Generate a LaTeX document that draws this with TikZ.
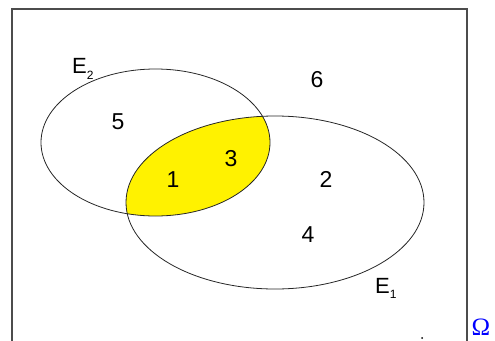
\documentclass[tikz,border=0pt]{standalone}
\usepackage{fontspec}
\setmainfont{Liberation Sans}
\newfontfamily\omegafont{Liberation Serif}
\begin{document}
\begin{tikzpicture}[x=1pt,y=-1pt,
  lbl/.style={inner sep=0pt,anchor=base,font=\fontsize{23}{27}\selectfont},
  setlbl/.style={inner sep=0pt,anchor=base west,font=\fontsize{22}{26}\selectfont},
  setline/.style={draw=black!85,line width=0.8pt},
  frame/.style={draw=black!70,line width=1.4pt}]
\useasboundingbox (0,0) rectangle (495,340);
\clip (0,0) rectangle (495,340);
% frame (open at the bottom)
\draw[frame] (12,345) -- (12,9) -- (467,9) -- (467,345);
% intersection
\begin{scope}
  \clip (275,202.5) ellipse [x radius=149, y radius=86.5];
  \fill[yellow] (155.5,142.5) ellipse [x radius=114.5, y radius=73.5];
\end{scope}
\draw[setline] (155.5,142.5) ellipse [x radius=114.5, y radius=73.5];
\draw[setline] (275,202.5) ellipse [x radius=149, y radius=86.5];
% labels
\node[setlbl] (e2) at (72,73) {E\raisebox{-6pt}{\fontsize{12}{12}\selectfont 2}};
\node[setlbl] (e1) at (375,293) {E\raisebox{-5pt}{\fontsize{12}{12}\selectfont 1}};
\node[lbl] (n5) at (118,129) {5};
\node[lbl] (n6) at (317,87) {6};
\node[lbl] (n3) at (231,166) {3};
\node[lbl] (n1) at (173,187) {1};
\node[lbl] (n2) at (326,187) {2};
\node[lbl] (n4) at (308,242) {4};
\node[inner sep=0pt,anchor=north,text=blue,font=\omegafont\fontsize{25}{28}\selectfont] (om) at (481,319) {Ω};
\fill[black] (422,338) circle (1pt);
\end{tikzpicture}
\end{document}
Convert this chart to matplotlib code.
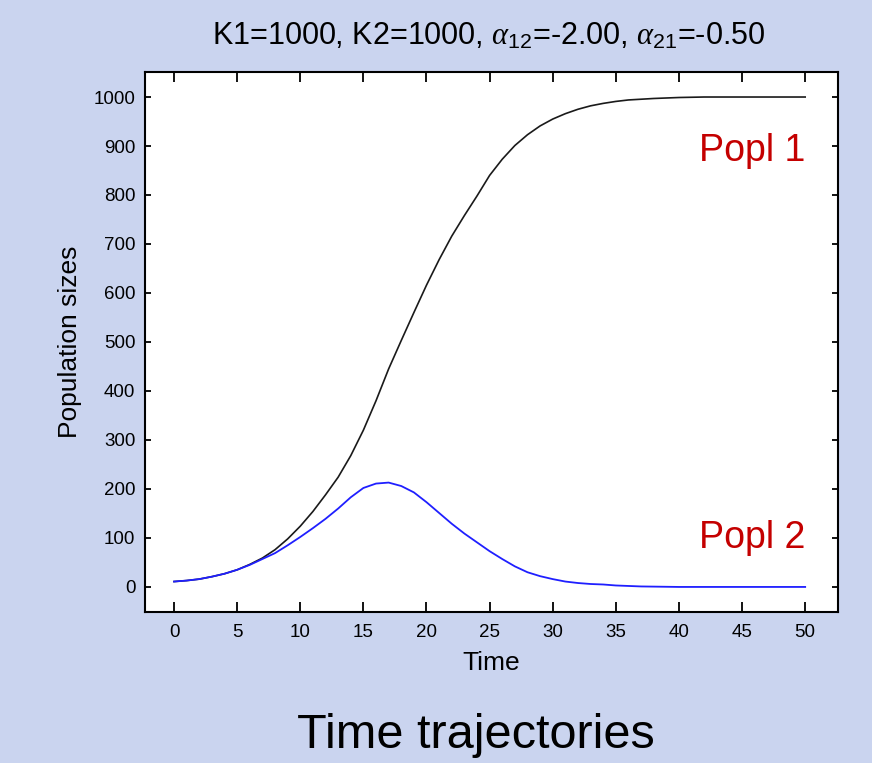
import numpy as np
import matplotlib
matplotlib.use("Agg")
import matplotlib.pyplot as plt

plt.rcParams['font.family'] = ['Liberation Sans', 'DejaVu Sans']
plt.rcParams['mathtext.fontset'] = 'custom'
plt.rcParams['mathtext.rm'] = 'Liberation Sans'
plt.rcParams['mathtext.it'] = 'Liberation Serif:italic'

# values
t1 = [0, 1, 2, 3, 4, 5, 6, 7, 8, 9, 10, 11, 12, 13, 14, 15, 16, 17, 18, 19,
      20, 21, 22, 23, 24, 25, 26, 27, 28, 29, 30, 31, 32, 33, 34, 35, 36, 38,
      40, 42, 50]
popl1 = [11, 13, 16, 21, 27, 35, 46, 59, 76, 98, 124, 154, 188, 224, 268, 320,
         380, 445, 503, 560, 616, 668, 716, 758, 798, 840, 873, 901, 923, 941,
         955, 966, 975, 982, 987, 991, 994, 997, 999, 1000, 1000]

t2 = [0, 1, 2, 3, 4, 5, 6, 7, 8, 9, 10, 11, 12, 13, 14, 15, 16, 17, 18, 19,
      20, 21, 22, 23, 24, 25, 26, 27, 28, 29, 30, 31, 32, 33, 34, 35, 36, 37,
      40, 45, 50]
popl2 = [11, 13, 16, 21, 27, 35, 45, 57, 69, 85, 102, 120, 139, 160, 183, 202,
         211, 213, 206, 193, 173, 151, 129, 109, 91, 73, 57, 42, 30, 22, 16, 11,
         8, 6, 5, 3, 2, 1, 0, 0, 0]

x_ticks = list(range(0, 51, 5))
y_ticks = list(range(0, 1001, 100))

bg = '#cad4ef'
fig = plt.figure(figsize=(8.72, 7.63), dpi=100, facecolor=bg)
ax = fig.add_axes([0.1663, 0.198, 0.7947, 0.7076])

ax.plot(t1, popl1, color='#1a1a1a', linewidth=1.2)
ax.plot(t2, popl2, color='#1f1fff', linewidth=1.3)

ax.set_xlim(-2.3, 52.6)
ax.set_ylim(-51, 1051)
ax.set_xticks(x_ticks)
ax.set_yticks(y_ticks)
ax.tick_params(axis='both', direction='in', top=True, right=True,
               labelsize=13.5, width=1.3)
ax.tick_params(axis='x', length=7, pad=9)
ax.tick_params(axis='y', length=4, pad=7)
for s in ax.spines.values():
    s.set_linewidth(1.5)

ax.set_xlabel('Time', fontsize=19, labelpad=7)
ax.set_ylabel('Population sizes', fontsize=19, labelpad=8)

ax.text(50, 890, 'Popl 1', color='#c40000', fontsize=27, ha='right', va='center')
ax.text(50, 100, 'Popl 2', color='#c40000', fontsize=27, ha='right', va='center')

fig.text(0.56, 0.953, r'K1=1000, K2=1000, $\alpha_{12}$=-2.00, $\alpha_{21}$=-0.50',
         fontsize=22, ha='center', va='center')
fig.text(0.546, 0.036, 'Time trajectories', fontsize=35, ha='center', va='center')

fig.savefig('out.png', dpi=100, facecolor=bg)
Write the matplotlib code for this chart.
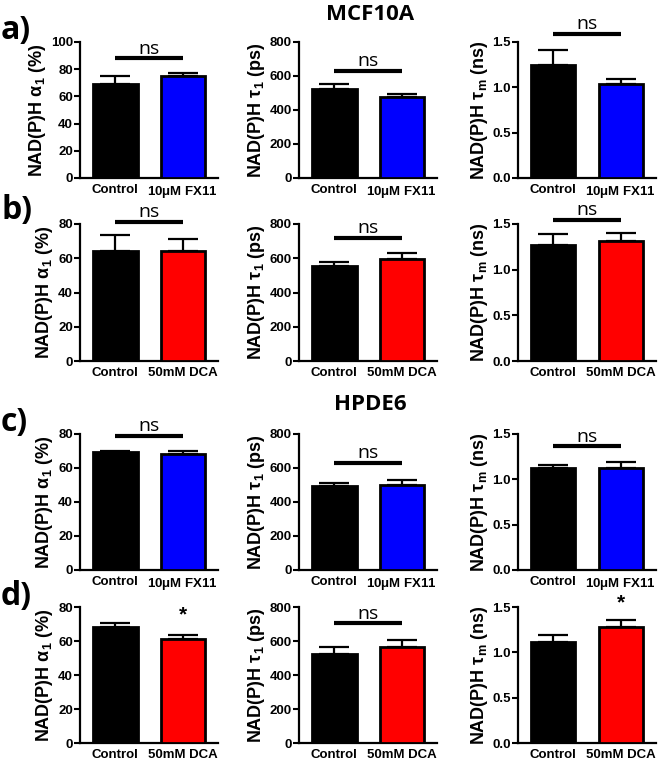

+ + +

In the material above, find the lines that contain "code" and show them.

Expected answer:
Convert this chart to matplotlib code.
Write the matplotlib code for this chart.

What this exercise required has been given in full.